By answering questions posed by Pulse, students can rack up points for participation and cash them in for their choice of gifts or services from Upper Valley merchants.
But Klein thinks freebies aren’t the biggest reason people log on to Pulse. More valuable than haircut discounts or free milkshakes, he says, is the information students can glean about their College. “We’re changing the transactional proposition,” he says. “Instead of saying please take our survey and you get a set of headphones, or whatever, we are saying hey, you can get paid to learn what your community thinks about issues you may find personally important.”
Klein, a government major doing an honors thesis about the use of smartphones in survey-based research, believes it’s important for online opinion polls to display results. “Data sharing has to be built into data collection,” Klein says. So Pulse users can view charts and graphs showing how the students who were surveyed feel about a wide range of topics.
For example, asked whom they might prefer for a graduation speaker, more people wrote in television producer Mindy Kaling ’01 than wrote in Michelle Obama.
Benjamin Valentino, an associate professor of government who heads up the honors program, says Pulse breaks new ground in data-gathering by allowing people to quickly and easily see how their views compare with those of others who are like—or maybe unlike—them.
“I think it will be extremely useful, not just for Dartmouth, but outside the Dartmouth setting,” says Valentino. “This could apply to large businesses, or small communities, to try to get a sense of how their group is feeling about changes or new policies that are in front of them. It’s an amazing platform. A quite impressive piece of work for undergraduates to put together.”
The Pulse team does its own surveys and also collects data for clients, including the Office of the Provost, The Dartmouth, the Dartmouth College Student Assembly, and the Dartmouth Outing Club. Students may use the website to suggest topics. Klein says the average response rate hovers around 40 percent.

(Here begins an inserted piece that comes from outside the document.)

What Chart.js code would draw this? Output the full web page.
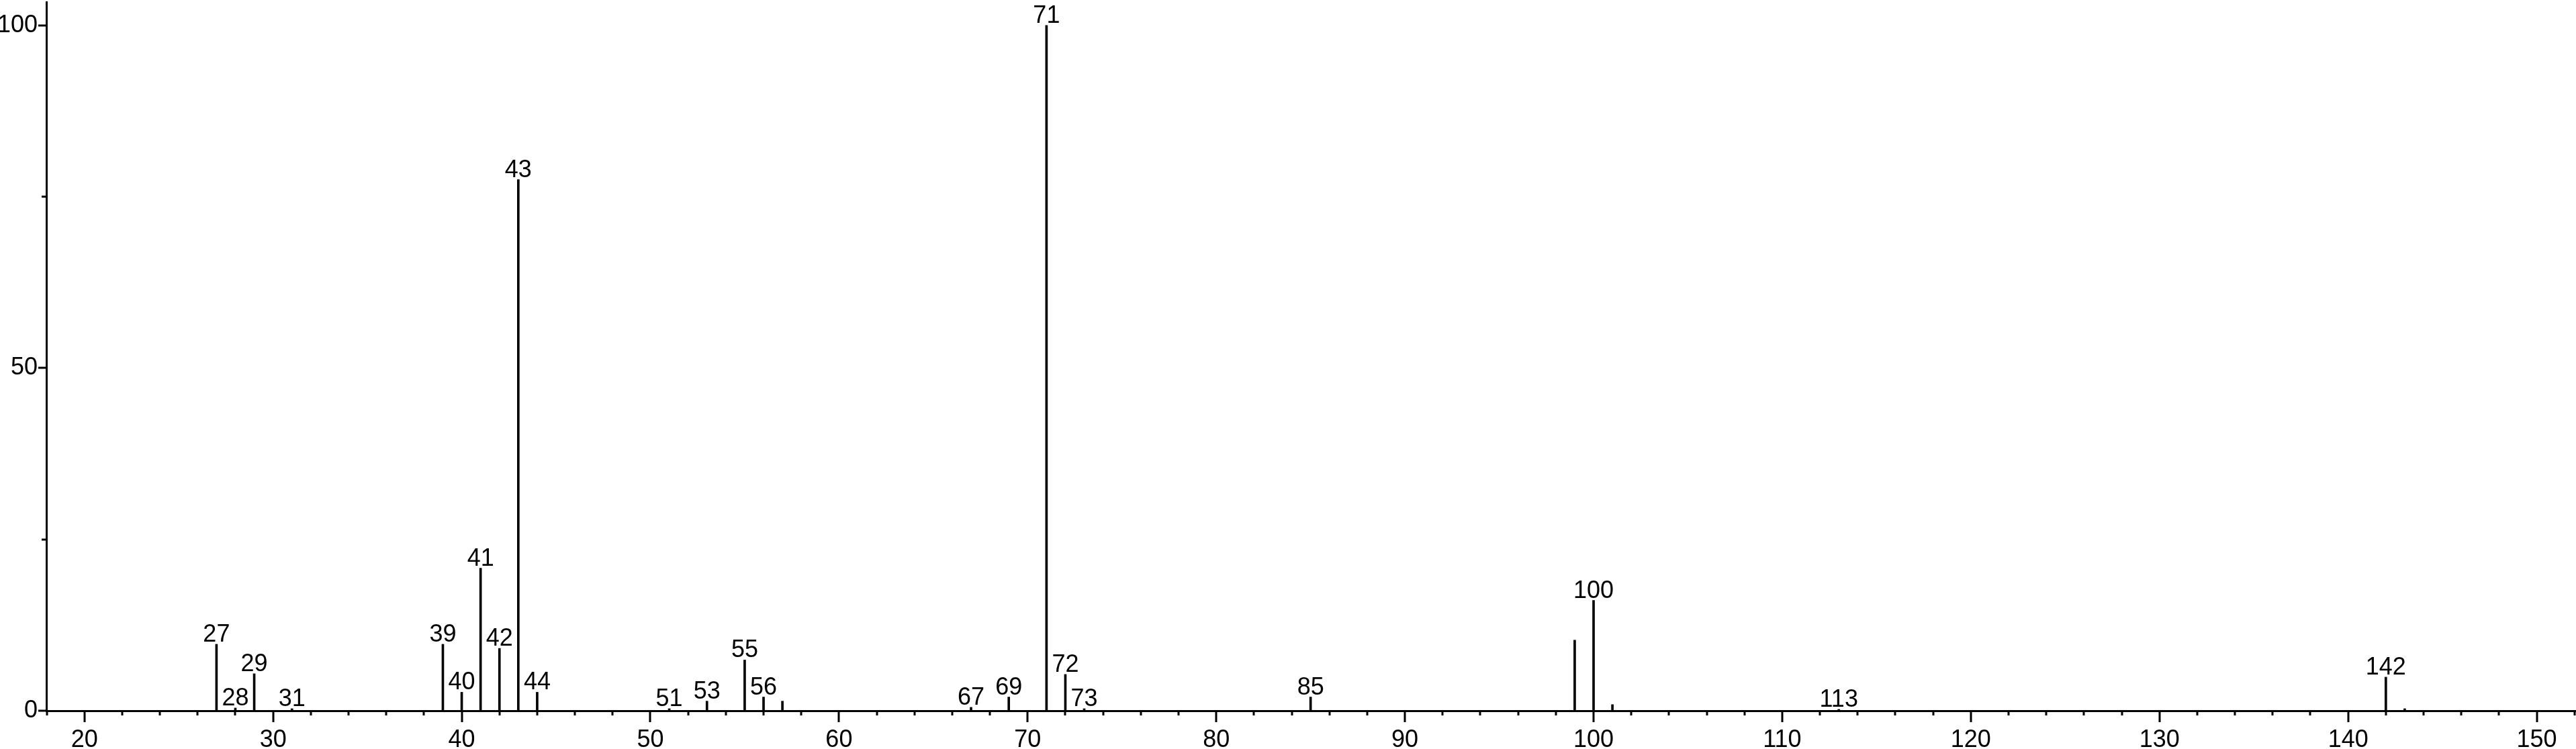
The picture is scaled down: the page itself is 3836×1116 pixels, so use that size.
<!DOCTYPE html>
<html><head><meta charset="utf-8">
<script src="https://cdn.jsdelivr.net/npm/chart.js@4/dist/chart.umd.min.js"></script>
<style>html,body{margin:0;padding:0;background:#fff;overflow:hidden}canvas{display:block}</style>
</head><body>
<canvas id="c" width="3836" height="1116"></canvas>
<script>
// m/z values and relative intensities (%)
const mzValues    = [27, 28, 29, 31, 39, 40, 41, 42, 43, 44, 51, 53, 55, 56, 57, 67, 69, 71, 72, 73, 85, 99, 100, 101, 113, 142, 143];
const intensities = [9.7, 0.4, 5.4, 0.3, 9.7, 2.7, 20.8, 9.1, 77.5, 2.7, 0.3, 1.4, 7.4, 2.0, 1.4, 0.5, 2.0, 100, 5.3, 0.3, 2.0, 10.3, 16.1, 0.9, 0.2, 4.9, 0.3];
// peaks that carry an m/z annotation
const peakLabels  = [27, 28, 29, 31, 39, 40, 41, 42, 43, 44, 51, 53, 55, 56, 67, 69, 71, 72, 73, 85, 100, 113, 142];
// tick labels
const xTickLabels = [20, 30, 40, 50, 60, 70, 80, 90, 100, 110, 120, 130, 140, 150];
const yTickLabels = [0, 50, 100];

const FONT = {family: "'Liberation Sans', Arial, sans-serif", size: 36};

const tickMarks = {
  id: 'tickMarks',
  afterDraw(chart) {
    const ctx = chart.ctx, xs = chart.scales.x, ys = chart.scales.y, a = chart.chartArea;
    ctx.save();
    ctx.strokeStyle = '#000';
    ctx.lineWidth = 3;
    ctx.beginPath();
    xs.ticks.forEach(t => {
      const px = Math.round(xs.getPixelForValue(t.value));
      const len = xTickLabels.includes(t.value) ? 17 : 7;
      ctx.moveTo(px, a.bottom); ctx.lineTo(px, a.bottom + len);
    });
    ys.ticks.forEach(t => {
      const py = Math.round(ys.getPixelForValue(t.value));
      const len = yTickLabels.includes(t.value) ? 12 : 7;
      ctx.moveTo(a.left - len, py); ctx.lineTo(a.left, py);
    });
    ctx.stroke();
    ctx.restore();
  }
};

const peakText = {
  id: 'peakText',
  afterDatasetsDraw(chart) {
    const ctx = chart.ctx;
    const meta = chart.getDatasetMeta(0);
    ctx.save();
    ctx.fillStyle = '#000';
    ctx.font = FONT.size + 'px ' + FONT.family;
    ctx.textAlign = 'center';
    ctx.textBaseline = 'alphabetic';
    meta.data.forEach((el, i) => {
      const mz = mzValues[i];
      if (peakLabels.includes(mz)) ctx.fillText(String(mz), el.x, el.y - 4);
    });
    ctx.restore();
  }
};

new Chart(document.getElementById('c'), {
  type: 'bar',
  data: {
    datasets: [{
      data: mzValues.map((m, i) => ({x: m, y: intensities[i]})),
      backgroundColor: '#000',
      borderWidth: 0,
      barThickness: 3,
      grouped: false
    }]
  },
  options: {
    responsive: false,
    animation: false,
    events: [],
    layout: {padding: {top: 3, left: 0, right: 0, bottom: 0}},
    plugins: {legend: {display: false}, tooltip: {enabled: false}, title: {display: false}},
    scales: {
      x: {
        type: 'linear',
        offset: false,
        min: 17.98,
        max: 152.08,
        grid: {display: false, drawTicks: false, offset: false},
        border: {display: true, color: '#000', width: 3},
        ticks: {
          stepSize: 2,
          includeBounds: false,
          autoSkip: false,
          maxRotation: 0,
          padding: 22,
          color: '#000',
          font: FONT,
          callback: v => xTickLabels.includes(v) ? String(v) : ''
        },
        afterFit: s => { s.height = 57; s.paddingLeft = 0; s.paddingRight = 0; }
      },
      y: {
        type: 'linear',
        min: 0,
        max: 103.4,
        grid: {display: false, drawTicks: false},
        border: {display: true, color: '#000', width: 3},
        ticks: {
          stepSize: 25,
          includeBounds: false,
          autoSkip: false,
          padding: 13,
          color: '#000',
          font: FONT,
          callback: v => yTickLabels.includes(v) ? String(v) : ''
        },
        afterFit: s => { s.width = 69; s.paddingTop = 0; s.paddingBottom = 0; }
      }
    }
  },
  plugins: [tickMarks, peakText]
});
</script>
</body></html>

Klein says Pulse users spend, on average, three minutes reviewing the data on the site. “We want students to see that taking surveys is not just financially rewarding; they can help you better understand your community—how different kinds of people hold different opinions,” he says. “I think that promotes a healthy respect for diversity.”
Opinions do vary at Dartmouth, and the app sorts them by sub-groups. For example, surveys show that athletes who responded to Pulse are more likely to have a favorable view of the College administration than non-athletes. In Pulse surveys, incoming students are more supportive of Dartmouth institutions than other respondents. Fifty-five percent of the students questioned said Dartmouth was their first choice when applying to colleges. Students whose parents did not attend Dartmouth are three times more likely to have a favorable view of dining services than legacy students. Women students, it turns out, like reading the campus newspaper, The Dartmouth, more than male students do.
Klein says other colleges and universities started showing interest in Pulse following a presentation he made, with support from the Knight Foundation, at an American Council of Education conference in Washington, D.C. last fall. Between fall and winter terms, he attended DEN’s forum on the West Coast, where he met venture capitalists intrigued by the app.
For now, though, he says the primary focus is on Dartmouth, where he hopes Pulse will give students an alternative to gossip and hearsay and provide administrators with an accurate view of students' opinions.
“Without a reliable source of public opinion information, students either speculate, talk to a small circle of friends without really understanding if they represent the community, or rely on platforms like Yik Yak, which are anonymous and lead to distorted opinions,” says Klein.
On the other hand, he says, Pulse paints a well-documented picture of Dartmouth, one question, and one answer, at a time.